SQLSERVER大批量数据快速导入Redis
目的
把单表近5千万的某单个字段导入到Redis,作为一个list存储。
方案一: 使用sqlcmd工具(sqlserver自带),直接生成命令在Redis-cli中执行。
方案一. 使用sqlcmd把打印结果输出在文本中,然后用redis-cli逐行执行文本中的命令。
redis写入list的命令。
LPUSH openids xxxx
- 用sqlserver拼接处这个结果
SET NOCOUNT ON;
SELECT 'LPUSH openids ' +'"' + openID +'"'
FROM [dbo].[table1]
- 使用sqlcmd,推送到redis-cli执行
# -S:服务器地址,-U:账号名 -P:密码 -d:数据库 -h:列标题之间打印的行数
sqlcmd -S . -U sa -P xxxx -d DataImport -h -1 -i d:\openid.sql | redis-cli -h 192.168.xx.xx -a xxxx -p 6379
结论
- 能勉强成功。
- 导入速度慢,大概2w/s ~ 3w/s。远低于Redis的写入理想值。
- 容易出错,如果value中含有意外字符,会导致命令执行失败,结束任务。
- 别用这个方法。
官网支撑:
Redis is a TCP server using the client-server model and what is called a Request/Response protocol.
This means that usually a request is accomplished with the following steps:
The client sends a query to the server, and reads from the socket, usually in a blocking way, for the server response.
The server processes the command and sends the response back to the client.
方案二: 使用sqlcmd工具(sqlserver自带),直接生成redis协议在Redis-cli中执行。
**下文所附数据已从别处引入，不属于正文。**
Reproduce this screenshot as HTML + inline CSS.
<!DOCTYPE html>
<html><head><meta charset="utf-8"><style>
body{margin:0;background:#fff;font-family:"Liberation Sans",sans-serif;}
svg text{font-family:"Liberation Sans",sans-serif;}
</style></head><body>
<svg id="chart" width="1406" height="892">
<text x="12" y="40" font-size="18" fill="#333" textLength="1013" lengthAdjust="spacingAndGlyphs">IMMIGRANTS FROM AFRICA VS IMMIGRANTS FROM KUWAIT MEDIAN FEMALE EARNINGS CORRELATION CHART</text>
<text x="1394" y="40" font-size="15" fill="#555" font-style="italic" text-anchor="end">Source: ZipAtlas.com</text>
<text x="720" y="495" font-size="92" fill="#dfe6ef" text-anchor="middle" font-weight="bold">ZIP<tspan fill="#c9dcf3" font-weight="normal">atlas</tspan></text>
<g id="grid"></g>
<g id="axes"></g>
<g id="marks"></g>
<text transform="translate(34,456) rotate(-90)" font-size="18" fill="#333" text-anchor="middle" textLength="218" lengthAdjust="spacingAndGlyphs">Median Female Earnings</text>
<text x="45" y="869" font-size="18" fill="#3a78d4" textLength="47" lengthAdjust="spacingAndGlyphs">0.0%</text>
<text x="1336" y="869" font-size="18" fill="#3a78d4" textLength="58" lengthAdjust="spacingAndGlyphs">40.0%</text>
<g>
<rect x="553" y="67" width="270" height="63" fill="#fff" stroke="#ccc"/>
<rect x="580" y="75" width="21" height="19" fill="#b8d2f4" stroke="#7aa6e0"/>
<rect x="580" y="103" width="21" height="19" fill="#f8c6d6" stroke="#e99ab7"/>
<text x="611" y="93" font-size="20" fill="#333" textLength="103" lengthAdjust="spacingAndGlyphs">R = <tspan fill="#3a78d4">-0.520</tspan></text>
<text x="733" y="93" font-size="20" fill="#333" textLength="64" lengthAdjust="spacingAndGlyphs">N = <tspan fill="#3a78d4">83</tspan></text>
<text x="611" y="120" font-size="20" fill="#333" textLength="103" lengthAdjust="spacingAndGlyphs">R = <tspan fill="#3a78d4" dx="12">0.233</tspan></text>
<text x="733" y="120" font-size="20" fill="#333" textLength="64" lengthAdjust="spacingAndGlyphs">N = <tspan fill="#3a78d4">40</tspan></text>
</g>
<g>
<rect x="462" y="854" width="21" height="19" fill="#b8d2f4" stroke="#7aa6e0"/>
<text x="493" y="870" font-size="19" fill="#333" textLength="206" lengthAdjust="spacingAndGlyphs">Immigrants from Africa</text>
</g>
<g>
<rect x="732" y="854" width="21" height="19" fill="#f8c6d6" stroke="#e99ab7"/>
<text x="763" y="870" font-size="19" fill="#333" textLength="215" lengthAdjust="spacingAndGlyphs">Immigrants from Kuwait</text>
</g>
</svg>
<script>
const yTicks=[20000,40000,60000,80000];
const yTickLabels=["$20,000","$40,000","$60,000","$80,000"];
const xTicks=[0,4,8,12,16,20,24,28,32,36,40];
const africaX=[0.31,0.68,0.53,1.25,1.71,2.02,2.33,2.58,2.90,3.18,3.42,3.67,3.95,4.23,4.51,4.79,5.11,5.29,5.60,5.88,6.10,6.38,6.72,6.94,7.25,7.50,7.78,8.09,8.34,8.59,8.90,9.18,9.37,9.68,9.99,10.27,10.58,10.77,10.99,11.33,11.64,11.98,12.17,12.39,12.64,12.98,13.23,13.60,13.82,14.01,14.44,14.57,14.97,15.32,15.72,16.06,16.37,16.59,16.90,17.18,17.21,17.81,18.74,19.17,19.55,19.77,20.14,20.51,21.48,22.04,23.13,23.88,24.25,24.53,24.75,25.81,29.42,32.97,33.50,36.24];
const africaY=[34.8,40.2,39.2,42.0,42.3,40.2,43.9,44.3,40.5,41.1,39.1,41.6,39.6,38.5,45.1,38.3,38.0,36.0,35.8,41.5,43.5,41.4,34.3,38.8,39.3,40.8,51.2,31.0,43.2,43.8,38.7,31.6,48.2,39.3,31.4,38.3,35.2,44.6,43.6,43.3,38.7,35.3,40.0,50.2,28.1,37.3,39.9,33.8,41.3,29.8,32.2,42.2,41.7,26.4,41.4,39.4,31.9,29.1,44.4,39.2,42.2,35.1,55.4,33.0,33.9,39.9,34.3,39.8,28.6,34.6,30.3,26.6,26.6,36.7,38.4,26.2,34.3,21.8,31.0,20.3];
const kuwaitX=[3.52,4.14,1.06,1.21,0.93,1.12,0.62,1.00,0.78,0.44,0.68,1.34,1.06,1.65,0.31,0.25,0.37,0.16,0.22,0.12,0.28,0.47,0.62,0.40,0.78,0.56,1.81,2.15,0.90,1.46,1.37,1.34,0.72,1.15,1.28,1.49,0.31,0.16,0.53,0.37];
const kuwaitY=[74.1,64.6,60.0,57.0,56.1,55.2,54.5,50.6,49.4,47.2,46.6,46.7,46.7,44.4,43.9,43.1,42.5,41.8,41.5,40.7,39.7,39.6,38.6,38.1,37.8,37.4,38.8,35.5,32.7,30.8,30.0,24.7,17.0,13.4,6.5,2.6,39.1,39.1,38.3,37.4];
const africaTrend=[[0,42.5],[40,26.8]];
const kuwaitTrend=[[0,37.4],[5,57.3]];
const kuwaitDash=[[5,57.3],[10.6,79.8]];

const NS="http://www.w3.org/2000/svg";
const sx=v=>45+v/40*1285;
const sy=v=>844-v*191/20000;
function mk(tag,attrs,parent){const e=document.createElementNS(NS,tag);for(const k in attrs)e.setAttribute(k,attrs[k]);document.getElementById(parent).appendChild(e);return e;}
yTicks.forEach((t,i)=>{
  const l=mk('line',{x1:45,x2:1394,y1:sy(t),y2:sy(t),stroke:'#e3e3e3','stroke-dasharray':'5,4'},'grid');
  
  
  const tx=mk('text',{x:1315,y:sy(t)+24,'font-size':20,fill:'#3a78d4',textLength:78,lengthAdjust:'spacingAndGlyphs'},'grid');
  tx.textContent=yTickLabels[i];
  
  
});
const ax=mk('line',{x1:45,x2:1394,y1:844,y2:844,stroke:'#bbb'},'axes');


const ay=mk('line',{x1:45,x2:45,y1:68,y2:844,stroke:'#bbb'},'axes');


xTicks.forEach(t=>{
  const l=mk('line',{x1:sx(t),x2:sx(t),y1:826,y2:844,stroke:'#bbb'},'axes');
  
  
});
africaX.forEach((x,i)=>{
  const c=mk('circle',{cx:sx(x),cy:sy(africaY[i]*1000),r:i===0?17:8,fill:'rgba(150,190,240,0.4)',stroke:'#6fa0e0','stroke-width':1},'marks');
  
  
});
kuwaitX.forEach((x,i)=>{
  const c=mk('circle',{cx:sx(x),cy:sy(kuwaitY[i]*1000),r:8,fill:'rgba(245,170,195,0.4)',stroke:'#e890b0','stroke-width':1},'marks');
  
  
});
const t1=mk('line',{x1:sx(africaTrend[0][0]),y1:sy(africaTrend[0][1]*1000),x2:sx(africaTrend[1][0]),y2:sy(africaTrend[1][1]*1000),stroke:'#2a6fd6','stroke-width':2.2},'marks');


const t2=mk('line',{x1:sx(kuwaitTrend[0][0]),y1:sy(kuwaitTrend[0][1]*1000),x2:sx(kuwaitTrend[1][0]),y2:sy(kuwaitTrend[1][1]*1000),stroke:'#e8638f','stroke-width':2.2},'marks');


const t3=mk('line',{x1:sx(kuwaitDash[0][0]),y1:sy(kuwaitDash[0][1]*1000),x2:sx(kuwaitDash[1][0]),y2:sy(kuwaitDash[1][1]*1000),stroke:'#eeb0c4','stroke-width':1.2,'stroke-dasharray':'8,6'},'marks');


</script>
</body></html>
(可以直接看这个方案)
使用sqlserver直接生成协议命令
--*3:由三个参数组成:LPUSH,key,value。
--$5: 'LPUSH'的字符串长度。
--$7: 'openids'的字符串长度。
--$n: {value}的长度
--char(13): /r
--char(10): /n
SET NOCOUNT ON;
SELECT '*3'+char(13)+CHAR(10) + '$5'+char(13)+CHAR(10) + 'LPUSH'+char(13)+CHAR(10) + '$7'+char(13)+CHAR(10)
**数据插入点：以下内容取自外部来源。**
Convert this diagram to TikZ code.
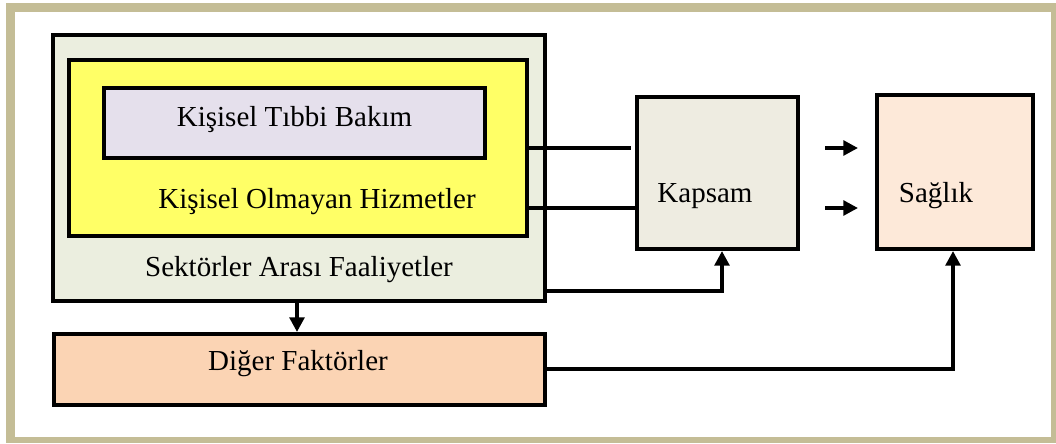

+ 'openids'+char(13)+CHAR(10) +'$'+ CAST(DATALENGTH(openID) as varchar(255)) +char(13)+CHAR(10)+openID+char(13)+CHAR(10)
FROM [dbo].[table1]
# --pipe 使用管道模式
sqlcmd -S . -U sa -P xxxx -d DataImport -h -1 -i d:\openid.sql | redis-cli -h 192.168.xx.xx -a xxxx -p 6379 --pipe
执行效果:
(为什么只有2660万条呢?因为我分两次运行了)
结论:
- 不会受value的影响,中断运行。
- 运行速度快,差不多13w/s。接近理想值。
- 亲测,第一次在写入2800万的时候,我的128G内存撑不住了,Redis直接崩了。所以,我选择rownumber() over()从中断的地方,继续写入。
官网支撑:
Using a normal Redis client to perform mass insertion is not a good idea for a few reasons: the naive approach of sending one command after the other is slow because you have to pay for the round trip time for every command. It is possible to use pipelining, but for mass insertion of many records you need to write new commands while you read replies at the same time to make sure you are inserting as fast as possible.
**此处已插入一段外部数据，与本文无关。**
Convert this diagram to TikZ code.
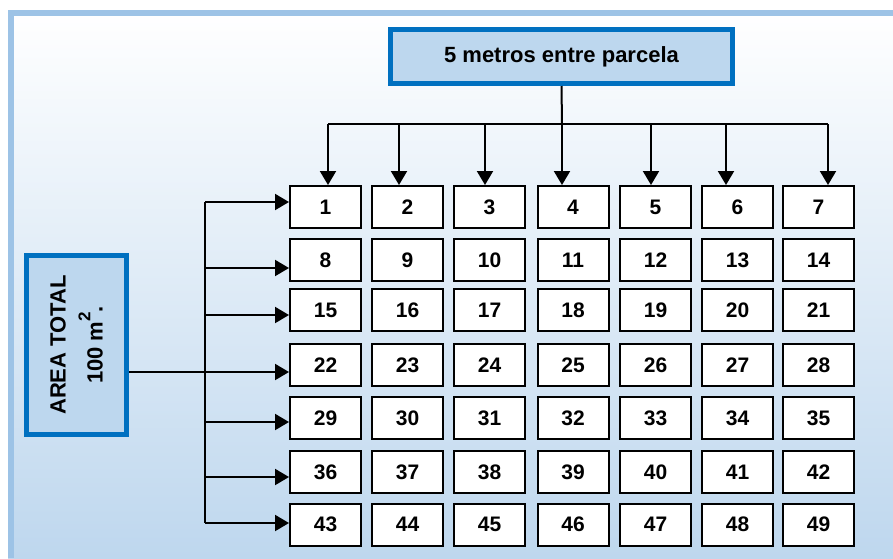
\documentclass[tikz,border=0pt]{standalone}
\usepackage{fontspec}
\setmainfont{Liberation Sans}
\usetikzlibrary{arrows.meta}
\definecolor{frameblue}{RGB}{157,195,230}
\definecolor{paleblue}{RGB}{189,215,238}
\definecolor{deepblue}{RGB}{0,112,192}
\definecolor{bgbottom}{RGB}{190,215,238}
\tikzset{
  cell/.style={draw=black, line width=2pt, fill=white, minimum width=71pt,
    minimum height=42pt, inner sep=0pt, font=\fontsize{21}{25}\selectfont\bfseries},
  titlebox/.style={draw=deepblue, line width=5pt, fill=paleblue, inner sep=0pt},
  link/.style={draw=black, line width=2pt},
  arr/.style={link, -{Triangle[length=14pt,width=16pt]}}
}
\begin{document}
\begin{tikzpicture}[x=1pt,y=-1pt]
\useasboundingbox (0,0) rectangle (893,558);
% page background and frame
\fill[white] (0,0) rectangle (893,558);
\shade[top color=white, bottom color=bgbottom] (8,10) rectangle (893,558);
\fill[frameblue] (8,10) rectangle (893,16);
\fill[frameblue] (8,10) rectangle (14,558);

% header box
\node[titlebox, minimum width=342pt, minimum height=54pt,
  font=\fontsize{22}{26}\selectfont\bfseries] (top) at (561.5,56.5) {5 metros entre parcela};

% side box
\node[titlebox, minimum width=100pt, minimum height=179pt] (area) at (76.5,345) {};
\node[rotate=90, align=center, inner sep=0pt,
  font=\fontsize{22}{37}\selectfont\bfseries] (areatxt) at (area.center)
  {AREA TOTAL\\100 m\raisebox{0.55em}{\fontsize{17}{20}\selectfont 2}.};

% grid of plots
\def\colx{{325.5,407.5,489.5,573,655.5,737.5,818.5}}
\def\rowy{{207,260,310,365,418,472,524.5}}
\foreach \r in {1,...,7}{
  \foreach \c in {1,...,7}{
    \pgfmathsetmacro{\xx}{\colx[\c-1]}
    \pgfmathsetmacro{\yy}{\rowy[\r-1]}
    \pgfmathtruncatemacro{\n}{(\r-1)*7+\c}
    \node[cell] (c\r-\c) at (\xx,\yy) {\n};
  }
}

% distribution from the header box to the columns
\coordinate (hub) at (562,124);
\draw[link] (top.south) -- (hub);
\coordinate (t1) at (328,124);
\coordinate (t2) at (399,124);
\coordinate (t3) at (485,124);
\coordinate (t4) at (562,124);
\coordinate (t5) at (651,124);
\coordinate (t6) at (726,124);
\coordinate (t7) at (828,124);
\draw[link] (t1) -- (t7);
\foreach \c in {1,...,7}{
  \draw[arr] (t\c) -- (t\c |- c1-\c.north);
}

% distribution from the side box to the rows
\coordinate (l1) at (205,202);
\coordinate (l2) at (205,268);
\coordinate (l3) at (205,315);
\coordinate (l4) at (205,372);
\coordinate (l5) at (205,422);
\coordinate (l6) at (205,477);
\coordinate (l7) at (205,523);
\draw[link] (l1) -- (l7);
\draw[link] (area.east |- l4) -- (l4);
\foreach \r in {1,...,7}{
  \draw[arr] (l\r) -- (l\r -| c\r-1.west);
}
\end{tikzpicture}
\end{document}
Only a small percentage of clients support non-blocking I/O, and not all the clients are able to parse the replies in an efficient way in order to maximize throughput. For all this reasons the preferred way to mass import data into Redis is to generate a text file containing the Redis protocol, in raw format, in order to call the commands needed to insert the required data.
附:
# sqlcmd导出到文本
sqlcmd -S . -U sa -P xxx -d DataImport -h -1 -i d:\openid.sql > d:\tt.txt
# 从文本推到redis-cli执行。
type protocol-commands.txt | redis-cli -h 192.168.xx.xx -a xxxx -p 6379 --pipe
把redis的正常命令转成协议格式的批处理脚本
亲测,近5千万数据的文本,是动都动不了。
while read CMD; do
# each command begins with *{number arguments in command}\r\nW
XS=($CMD); printf "*${#XS[@]}\r\n"WWW
# for each argument, we append ${length}\r\n{argument}\r\n
for X in $CMD; do printf "\$${#X}\r\n$X\r\n"; done
done < origin-commands.txt
协议样本:
*3
$5
LPUSH
$3
arr
$4
AAAA
*3
$5
LPUSH
$3
arr
$4
BBBB